Ahead of the enactment of the ERD Court Act some explanation for the operation of these provisions was given during the course of the Second Reading speech:[54]
One of the major aims of the Court is to retain informality, with hearings based on the merits of the case, not legal technicalities. The Bill contains a number of provisions to reinforce this objective…
Clause 16: Conferences
This clause is “modelled” on section 27 of the Planning Act 1982. It is envisaged that a relevant Act, or the rules, will provide that certain proceedings before the Court must at first instance be referred to a conference presided over by a member of the Court appointed to assist the parties to explore any possible means to settle the proceedings by agreement. A conference will normally be held in private…
Clause 17: Parties
The Court will be able to join other persons as parties to proceedings…
…
Clause 21: Principles governing hearings
The Court is to conduct its procedures with the minimum of formality and will not be bound by the rules of evidence…
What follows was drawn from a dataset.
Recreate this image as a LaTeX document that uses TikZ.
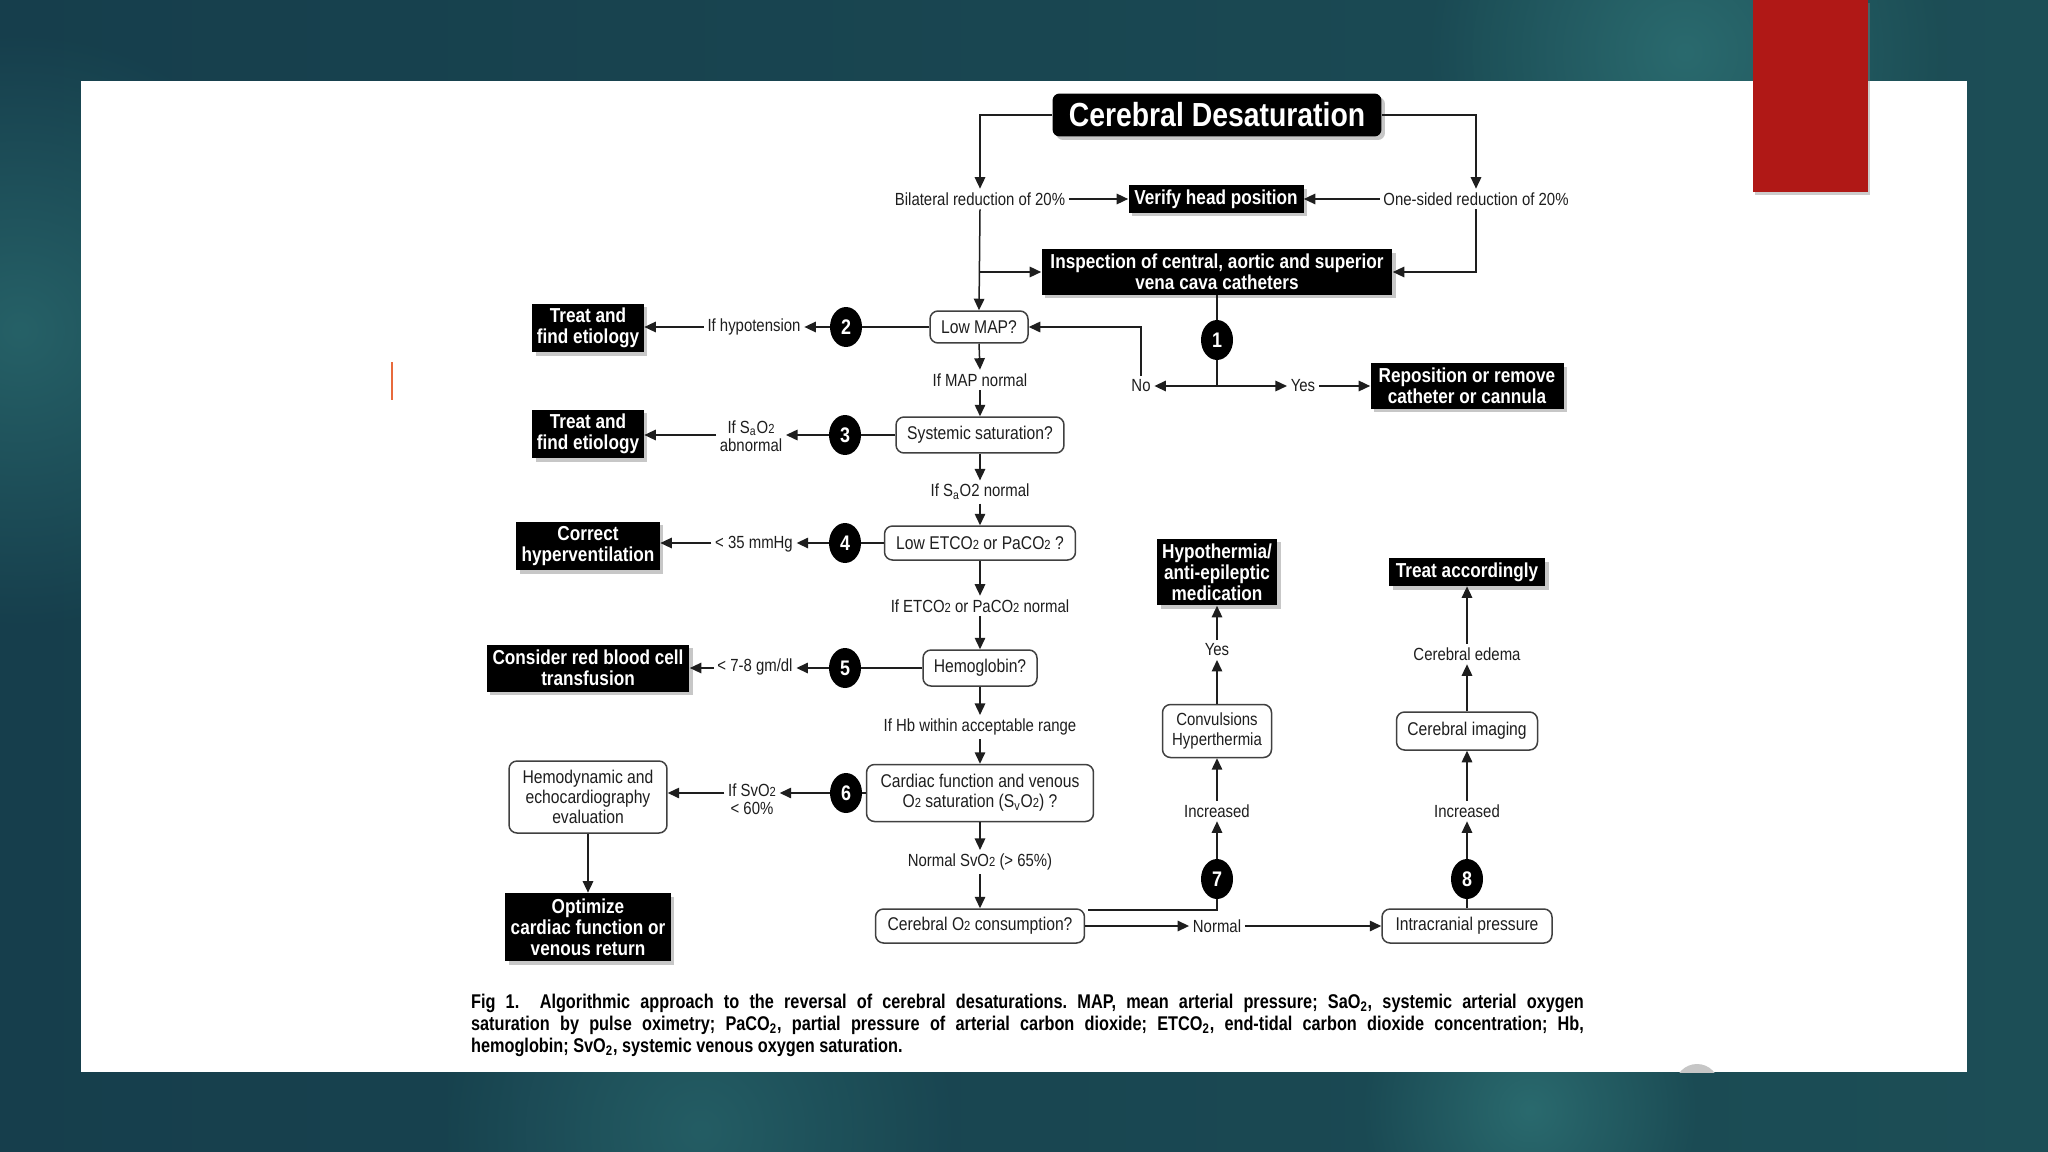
\documentclass[tikz,border=0pt]{standalone}
\usepackage{fontspec}
\setmainfont{Liberation Sans}[FakeStretch=0.85]
\newfontfamily\capfont{Liberation Sans}[FakeStretch=0.82]
\usetikzlibrary{arrows.meta,shadows,calc,shapes.geometric,fadings}
\definecolor{bgL}{RGB}{22,62,76}
\definecolor{bgR}{RGB}{28,78,86}
\definecolor{glowc}{RGB}{42,106,110}
\definecolor{redc}{RGB}{176,24,22}
\definecolor{cursorc}{RGB}{232,106,60}
\definecolor{ink}{RGB}{30,30,30}
\newcommand\lowsub[1]{{\fontsize{7.5}{7.5}\selectfont #1}}
\tikzfading[name=glowfade, inner color=transparent!0, outer color=transparent!100]
\begin{document}
\begin{tikzpicture}[x=0.02cm,y=-0.02cm,
  conn/.style={draw=ink, line width=0.03cm},
  arr/.style={conn, -{Triangle[length=0.23cm,width=0.21cm]}},
  lbl/.style={font=\fontsize{10}{10.5}\selectfont, inner sep=2pt, align=center, text=ink},
  wbox/.style={draw=black!75, line width=0.03cm, rounded corners=0.16cm, fill=white, align=center, text=ink, font=\fontsize{10.5}{11.5}\selectfont, inner sep=0pt},
  bbox/.style={fill=black, text=white, align=center, font=\bfseries\fontsize{11.5}{12}\selectfont, inner sep=0pt,
     drop shadow={shadow xshift=0.07cm, shadow yshift=-0.07cm, fill=black!40, opacity=0.55}},
  num/.style={ellipse, fill=black, text=white, font=\bfseries\fontsize{12}{12}\selectfont, minimum width=0.64cm, minimum height=0.8cm, inner sep=0pt}
]
\useasboundingbox (0,0) rectangle (2048,1152);
% background
\shade[left color=bgL, right color=bgR] (0,0) rectangle (2048,1152);
\fill[glowc, path fading=glowfade] (1685,52) circle (260);
\fill[glowc, path fading=glowfade] (1530,1110) circle (170);
\fill[glowc!80!bgL, path fading=glowfade] (20,330) circle (300);
\fill[glowc!70!bgL, path fading=glowfade] (700,1130) circle (260);
% white panel
\fill[white] (81,81) rectangle (1967,1072);
\begin{scope}
  \clip (81,81) rectangle (1967,1072);
  \fill[gray!45] (1697,1086) circle (22);
\end{scope}
% red tab
\fill[redc, drop shadow={shadow xshift=0.04cm, shadow yshift=-0.06cm, fill=black!50, opacity=0.4}] (1753,0) rectangle (1868,192);
% cursor
\draw[cursorc, line width=0.05cm] (392,362) -- (392,400);

% nodes
\node[bbox, rounded corners=0.14cm, minimum width=6.58cm, minimum height=0.86cm, font=\bfseries\fontsize{19}{20}\selectfont] (title) at (1217,115) {Cerebral Desaturation};
\node[lbl] (bil) at (980,199) {Bilateral reduction of 20\%};
\node[bbox, minimum width=3.5cm, minimum height=0.56cm] (verify) at (1216,199) {Verify head position};
\node[lbl] (one) at (1476,199) {One-sided reduction of 20\%};
\node[bbox, minimum width=7.02cm, minimum height=0.92cm] (insp) at (1217,272) {Inspection of central, aortic and superior\\vena cava catheters};

\node[wbox, minimum width=1.96cm, minimum height=0.64cm] (lowmap) at (979,327) {Low MAP?};
\node[num] (c2) at (846,327) {2};
\node[lbl] (hypo) at (754,327) {If hypotension};
\node[bbox, minimum width=2.24cm, minimum height=0.98cm] (treat1) at (588,328) {Treat and\\find etiology};
\node[num] (c1) at (1217,340) {1};
\node[lbl] (no) at (1141,386) {No};
\node[lbl] (yes) at (1303,386) {Yes};
\node[bbox, minimum width=3.86cm, minimum height=0.92cm] (repos) at (1467,386) {Reposition or remove\\catheter or cannula};

\node[lbl] (mapn) at (980,380) {If MAP normal};
\node[wbox, minimum width=3.36cm, minimum height=0.72cm] (sys) at (980,435) {Systemic saturation?};
\node[num] (c3) at (845,435) {3};
\node[lbl] (saab) at (751,436) {If S\textsubscript{a}O\lowsub{2}\\abnormal};
\node[bbox, minimum width=2.24cm, minimum height=0.98cm] (treat2) at (588,434) {Treat and\\find etiology};

\node[lbl] (san) at (980,492) {If S\textsubscript{a}O2 normal};
\node[wbox, minimum width=3.82cm, minimum height=0.68cm] (etco) at (980,543) {Low ETCO\lowsub{2} or PaCO\lowsub{2} ?};
\node[num] (c4) at (845,543) {4};
\node[lbl] (mmhg) at (754,544) {< 35 mmHg};
\node[bbox, minimum width=2.88cm, minimum height=0.98cm] (corr) at (588,546) {Correct\\hyperventilation};

\node[lbl] (etcn) at (980,606) {If ETCO\lowsub{2} or PaCO\lowsub{2} normal};
\node[wbox, minimum width=2.28cm, minimum height=0.72cm] (hb) at (980,668) {Hemoglobin?};
\node[num] (c5) at (845,668) {5};
\node[lbl] (gm) at (755,667) {< 7-8 gm/dl};
\node[bbox, minimum width=4.06cm, minimum height=0.94cm] (rbc) at (588,668) {Consider red blood cell\\transfusion};

\node[lbl] (hbr) at (980,727) {If Hb within acceptable range};
\node[wbox, minimum width=4.54cm, minimum height=1.14cm] (card) at (980,793) {Cardiac function and venous\\O\lowsub{2} saturation (S\textsubscript{v}O\lowsub{2}) ?};
\node[num] (c6) at (846,793) {6};
\node[lbl] (svo) at (752,799) {If SvO\lowsub{2}\\< 60\%};
\node[wbox, minimum width=3.16cm, minimum height=1.44cm] (hemo) at (588,797) {Hemodynamic and\\echocardiography\\evaluation};
\node[bbox, minimum width=3.32cm, minimum height=1.36cm] (opt) at (588,927) {Optimize\\cardiac function or\\venous return};

\node[lbl] (svn) at (980,862) {Normal SvO\lowsub{2} (> 65\%)};
\node[wbox, minimum width=4.18cm, minimum height=0.68cm] (cons) at (980,926) {Cerebral O\lowsub{2} consumption?};
\node[num] (c7) at (1217,879) {7};
\node[lbl] (normal) at (1217,926) {Normal};
\node[wbox, minimum width=3.4cm, minimum height=0.68cm] (icp) at (1467,926) {Intracranial pressure};
\node[num] (c8) at (1467,879) {8};
\node[lbl] (inc1) at (1217,811) {Increased};
\node[lbl] (inc2) at (1467,811) {Increased};
\node[wbox, minimum width=2.18cm, minimum height=1.06cm, font=\fontsize{10}{11}\selectfont] (conv) at (1217,731) {Convulsions\\Hyperthermia};
\node[lbl] (yes2) at (1217,650) {Yes};
\node[bbox, minimum width=2.4cm, minimum height=1.34cm] (hypoth) at (1217,572) {Hypothermia/\\anti-epileptic\\medication};
\node[wbox, minimum width=2.82cm, minimum height=0.76cm] (img) at (1467,731) {Cerebral imaging};
\node[lbl] (edema) at (1467,654) {Cerebral edema};
\node[bbox, minimum width=3.12cm, minimum height=0.56cm] (tacc) at (1467,572) {Treat accordingly};

% caption
\node[font=\capfont\bfseries\fontsize{11.3}{12.5}\selectfont, text width=22.26cm, align=justify, inner sep=0pt, text=black] (cap) at (1027.5,1025)
{\frenchspacing Fig 1.\ \ Algorithmic approach to the reversal of cerebral desaturations. MAP, mean arterial pressure; SaO\textsubscript{2}, systemic arterial oxygen\linebreak
saturation by pulse oximetry; PaCO\textsubscript{2}, partial pressure of arterial carbon dioxide; ETCO\textsubscript{2}, end-tidal carbon dioxide concentration; Hb,\linebreak
hemoglobin; SvO\textsubscript{2}, systemic venous oxygen saturation.};

% connectors: top
\draw[arr] (title.west) -| (bil.north);
\draw[arr] (title.east) -| (one.north);
\draw[arr] (bil.east) -- (verify.west);
\draw[arr] (one.west) -- (verify.east);
\draw[arr] (bil.south) -- (lowmap.north);
\draw[arr] (bil.south |- insp.west) -- (insp.west);
\draw[arr] (one.south) |- (insp.east);
\draw[conn] (insp.south) -- (c1.north);
\coordinate (j1) at (c1.center |- no.center);
\draw[conn] (c1.south) -- (j1);
\draw[arr] (j1) -- (no.east);
\draw[arr] (j1) -- (yes.west);
\draw[arr] (yes.east) -- (yes.east -| repos.west);
\draw[arr] (no.north) |- (lowmap.east);
% step 2
\draw[conn] (lowmap.west) -- (c2.east);
\draw[arr] (c2.west) -- (c2.west -| hypo.east);
\draw[arr] (c2.west -| hypo.west) -- (c2.west -| treat1.east);
\draw[arr] (lowmap.south) -- (mapn.north);
\draw[arr] (mapn.south) -- (sys.north);
% step 3
\draw[conn] (sys.west) -- (c3.east);
\draw[arr] (c3.west) -- (c3.west -| saab.east);
\draw[arr] (c3.west -| saab.west) -- (c3.west -| treat2.east);
\draw[arr] (sys.south) -- (san.north);
\draw[arr] (san.south) -- (etco.north);
% step 4
\draw[conn] (etco.west) -- (c4.east);
\draw[arr] (c4.west) -- (c4.west -| mmhg.east);
\draw[arr] (c4.west -| mmhg.west) -- (c4.west -| corr.east);
\draw[arr] (etco.south) -- (etcn.north);
\draw[arr] (etcn.south) -- (hb.north);
% step 5
\draw[conn] (hb.west) -- (c5.east);
\draw[arr] (c5.west) -- (c5.west -| gm.east);
\draw[arr] (c5.west -| gm.west) -- (c5.west -| rbc.east);
\draw[arr] (hb.south) -- (hbr.north);
\draw[arr] (hbr.south) -- (card.north);
% step 6
\draw[conn] (card.west) -- (c6.east);
\draw[arr] (c6.west) -- (c6.west -| svo.east);
\draw[arr] (c6.west -| svo.west) -- (c6.west -| hemo.east);
\draw[arr] (hemo.south) -- (opt.north);
\draw[arr] (card.south) -- (svn.north);
\draw[arr] (svn.south) -- (cons.north);
% bottom
\draw[conn] ([xshift=0.06cm,yshift=0.32cm]cons.east) -| (c7.south);
\draw[arr] (cons.east) -- (normal.west);
\draw[arr] (normal.east) -- (icp.west);
\draw[conn] (icp.north) -- (c8.south);
\draw[arr] (c7.north) -- (inc1.south);
\draw[arr] (inc1.north) -- (conv.south);
\draw[arr] (conv.north) -- (yes2.south);
\draw[arr] (yes2.north) -- (hypoth.south);
\draw[arr] (c8.north) -- (inc2.south);
\draw[arr] (inc2.north) -- (img.south);
\draw[arr] (img.north) -- (edema.south);
\draw[arr] (edema.north) -- (tacc.south);
\end{tikzpicture}
\end{document}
[54] Hansard, House of Assembly, 10 March 1993, 2443-2446 at 2444-2445.
As envisaged by the Second Reading speech, the Environment, Resource and Development Court Rules 2003 address the conduct of conferences under s 16 of the ERD Court Act. In particular:
8.5.1Where, during the course of a conference, the member presiding concludes that the parties have reached or may reach a settlement which will or may prejudice any person not represented at the conference but who has a direct or material interest in the proceeding to which the conference relates, the member presiding may adjourn the conference and direct the Registrar to give notice of the conference and of the proposed or probable settlement to such person and the Registrar must give notice accordingly.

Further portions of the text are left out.